Testimonials and case studies are key marketing tactics that allow your organization to clearly show how your customers have had success with your product or service. When it comes to an opinion on a product, there’s no one people trust more than someone who has real life experience using that product. Word of mouth strategies have become essential for marketing to customers today and testimonials are a key part of that. Let’s define both of these tactics before we go further.
Testimonials allow prospects to learn about your product or service from one of your customers. In addition to generating leads and helping with future sales, the process of creating testimonials will allow you to build stronger relationships with your existing customers by learning about their experience with your product.
Customer testimonials are most often written in quote form but changing to video. They can be displayed on your company’s website, in presentations, in social posts; anywhere you want to showcase a happy client.
A case study is a piece of content that examines a challenge faced by a client and how they were able to solve it thanks to a company or a product. Case studies help organizations highlight their successes with clients in a way that is persuasive to their target audience. In addition to focusing on the customer’s journey and goal, case studies often provide details about the product or service the organization used.
Case studies go a step further than testimonials as they explain the customer’s process for selection and the successes they have achieved. They are also longer pieces of content to consume, so testimonials and case studies are both important for different types of content consumption.
Case studies are not meant to be self-promotional or sales-y, but rather give an inside look at both companies and how they were able to work together. An important element to include in your case study is proof of your client’s success. This will typically be a statistic, like time or money saved, or it could be something without hard metrics, such as employee satisfaction. This proof will reinforce the value your company provides to your readers.
This is a basic case study outline:
- Overview of your client. Who are they? Give context for your reader who may be unfamiliar with them.
- Overview of your company and/or your product. Once again, give some context in case any readers are not familiar with your business.
- What was your client’s challenge? Explain the issue your client had that led them toward your company. Don’t skip out on this section, you want to lay the groundwork for how your company was able to solve this problem.
- What was the solution? How did your company (or product) help fix this problem for your client? What led them to finding your company as their solution? This is a great section to include quotes from your client about how your company came to be the perfect solution.
- Emphasize the solution with proof. Are there any statistics you can show to prove that the problem was solved? Do you have quotes from happy end users whose lives are made easier? These statistics will provide evidence of the resolved issue for your client.

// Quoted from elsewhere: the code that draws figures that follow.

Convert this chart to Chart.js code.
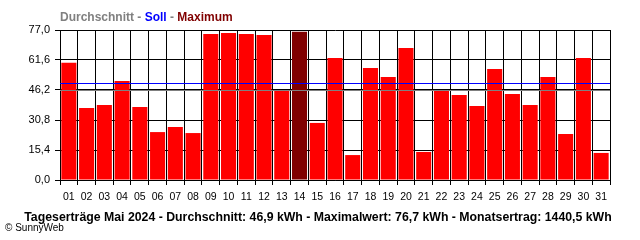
<!DOCTYPE html>
<html lang="de">
<head>
    <meta charset="UTF-8">
    <title>Tageserträge Mai 2024</title>
    <script src="https://cdn.jsdelivr.net/npm/chart.js"></script>
    <style>
        body { margin: 0; background: #fff; }
        #wrap { position: relative; width: 640px; height: 240px; font-family: "Liberation Sans", Arial, sans-serif; }
        #legend { position: absolute; left: 60px; top: 10px; font-weight: bold; font-size: 12px; color: #808080; }
        #caption { position: absolute; left: 0; top: 210px; width: 636px; text-align: center; font-weight: bold; font-size: 12.3px; color: #000; }
        #copy { position: absolute; left: 5px; top: 222px; font-size: 10px; color: #000; }
    </style>
</head>
<body>
    <div id="wrap">
        <canvas id="dayChart" width="640" height="240"></canvas>
        <!-- Legend line above the plot -->
        <div id="legend">Durchschnitt - <span style="color:#0000ff">Soll</span> - <span style="color:#800000">Maximum</span></div>
        <div id="caption">Tageserträge Mai 2024 - Durchschnitt: 46,9 kWh - Maximalwert: 76,7 kWh - Monatsertrag: 1440,5 kWh</div>
        <div id="copy">© SunnyWeb</div>
    </div>

    <script>
        // Data
        const days = ['01','02','03','04','05','06','07','08','09','10','11','12','13','14','15','16',
                      '17','18','19','20','21','22','23','24','25','26','27','28','29','30','31'];
        const yields = [60.2, 37.0, 38.5, 50.8, 37.5, 24.6, 27.2, 24.1, 74.9, 75.5, 74.9, 74.4, 46.0, 76.1, 29.3, 62.6,
                        12.8, 57.5, 52.9, 67.8, 14.4, 46.0, 43.6, 38.0, 57.0, 44.1, 38.5, 52.9, 23.6, 62.6, 13.9];
        const yTicks = [0, 15.4, 30.8, 46.2, 61.6, 77.0];
        const averageLine = 46.2;
        const targetLine = 49.8;

        const maxValue = Math.max(...yields);
        const barColors = yields.map(v => v === maxValue ? '#800000' : '#ff0000');

        // Horizontal lines for Durchschnitt (grey) and Soll (blue), drawn over the bars
        const refLines = {
            id: 'refLines',
            afterDatasetsDraw(chart) {
                const ctx = chart.ctx;
                const area = chart.chartArea;
                const y = chart.scales.y;
                [[averageLine, '#808080'], [targetLine, '#0000ff']].forEach(([v, col]) => {
                    const row = Math.round(y.getPixelForValue(v));
                    ctx.save();
                    ctx.fillStyle = col;
                    ctx.fillRect(area.left, row, area.right - area.left, 1);
                    ctx.restore();
                });
            }
        };

        Chart.defaults.font.family = '"Liberation Sans", Arial, sans-serif';
        Chart.defaults.font.size = 11;
        Chart.defaults.color = '#000';

        new Chart(document.getElementById('dayChart'), {
            type: 'bar',
            data: {
                labels: days,
                datasets: [{
                    data: yields,
                    backgroundColor: barColors,
                    borderWidth: 0,
                    categoryPercentage: 1,
                    barPercentage: 0.85
                }]
            },
            options: {
                responsive: false,
                animation: false,
                layout: { padding: { top: 30, right: 30, bottom: 0, left: 0 } },
                plugins: { legend: { display: false }, tooltip: { enabled: false } },
                scales: {
                    x: {
                        grid: { offset: true, color: '#000', tickLength: 5 },
                        border: { color: '#000' },
                        ticks: { padding: 6, maxRotation: 0, autoSkip: false, font: { size: 10.5 } },
                        afterFit(scale) { scale.height = 60; }
                    },
                    y: {
                        min: 0,
                        max: 77,
                        grid: { color: '#000', tickLength: 5 },
                        border: { color: '#000' },
                        ticks: {
                            padding: 5,
                            callback: v => v.toFixed(1).replace('.', ',')
                        },
                        afterBuildTicks(scale) { scale.ticks = yTicks.map(v => ({ value: v })); },
                        afterFit(scale) { scale.width = 60; }
                    }
                }
            },
            plugins: [refLines]
        });
    </script>
</body>
</html>
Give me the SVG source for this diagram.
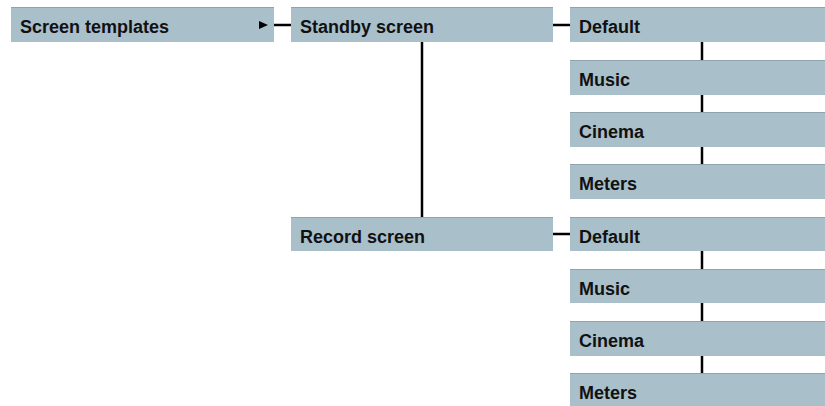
<svg xmlns="http://www.w3.org/2000/svg" width="825" height="406" viewBox="0 0 825 406">
<style>
.box{fill:#a9bfca;stroke:none}
.edge{fill:#8fa3ad}
.lbl{font-family:"Liberation Sans",Arial,sans-serif;font-weight:bold;font-size:18px;fill:#111}
.c{stroke:#000;stroke-width:2.5;fill:none}
</style>
<rect width="825" height="406" fill="#ffffff"/>
<g id="screen-templates"><rect class="box" x="11" y="7" width="263" height="35"/><rect class="edge" x="11" y="7" width="263" height="1"/><text class="lbl" x="20" y="33">Screen templates</text></g>
<g id="standby-screen"><rect class="box" x="291" y="7" width="262" height="35"/><rect class="edge" x="291" y="7" width="262" height="1"/><text class="lbl" x="300" y="33">Standby screen</text></g>
<g id="record-screen"><rect class="box" x="291" y="217" width="262" height="34"/><rect class="edge" x="291" y="217" width="262" height="1"/><text class="lbl" x="300" y="243">Record screen</text></g>
<g id="standby-default"><rect class="box" x="570" y="7" width="255" height="35"/><rect class="edge" x="570" y="7" width="255" height="1"/><text class="lbl" x="579" y="33">Default</text></g>
<g id="standby-music"><rect class="box" x="570" y="60" width="255" height="35"/><rect class="edge" x="570" y="60" width="255" height="1"/><text class="lbl" x="579" y="86">Music</text></g>
<g id="standby-cinema"><rect class="box" x="570" y="112" width="255" height="35"/><rect class="edge" x="570" y="112" width="255" height="1"/><text class="lbl" x="579" y="138">Cinema</text></g>
<g id="standby-meters"><rect class="box" x="570" y="164" width="255" height="35"/><rect class="edge" x="570" y="164" width="255" height="1"/><text class="lbl" x="579" y="190">Meters</text></g>
<g id="record-default"><rect class="box" x="570" y="217" width="255" height="34"/><rect class="edge" x="570" y="217" width="255" height="1"/><text class="lbl" x="579" y="243">Default</text></g>
<g id="record-music"><rect class="box" x="570" y="269" width="255" height="34"/><rect class="edge" x="570" y="269" width="255" height="1"/><text class="lbl" x="579" y="295">Music</text></g>
<g id="record-cinema"><rect class="box" x="570" y="321" width="255" height="35"/><rect class="edge" x="570" y="321" width="255" height="1"/><text class="lbl" x="579" y="347">Cinema</text></g>
<g id="record-meters"><rect class="box" x="570" y="373" width="255" height="35"/><rect class="edge" x="570" y="373" width="255" height="1"/><text class="lbl" x="579" y="399">Meters</text></g>
<g id="connectors">
<polygon points="259,21 268,25 259,29" fill="#000"/>
<line class="c" x1="274" y1="25" x2="291" y2="25"/>
<line class="c" x1="553" y1="25" x2="570" y2="25"/>
<line class="c" x1="422" y1="42" x2="422" y2="217"/>
<line class="c" x1="553" y1="234" x2="570" y2="234"/>
<line class="c" x1="702" y1="42" x2="702" y2="60"/>
<line class="c" x1="702" y1="95" x2="702" y2="112"/>
<line class="c" x1="702" y1="147" x2="702" y2="164"/>
<line class="c" x1="702" y1="251" x2="702" y2="269"/>
<line class="c" x1="702" y1="303" x2="702" y2="321"/>
<line class="c" x1="702" y1="356" x2="702" y2="373"/>
</g>
</svg>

- Call to Action. People reading this case study might have the same problem as your client. Make it easy for them to learn more about your company and to get in touch. Include a contact button or a link to your website.
Check out this case study written by Zendesk about their client, AirBnB. This case study does a good job of highlighting both companies and explaining how AirBnB was able to improve their Net Promoter Score thanks to improved support with Zendesk. See more case study examples in this list from HubSpot.
Once your case study is complete, promote it to prospects in a written blog post, shared in sales emails, or in a downloadable PDF format. If you choose to create a downloadable piece, make it required for people to fill out a form so you can capture new leads.
Both customer testimonials and case studies should be used by organizations to show proof of your product or service’s success and feature the customers you work with. These quotations and real-life use cases will make your marketing and sales communications even stronger.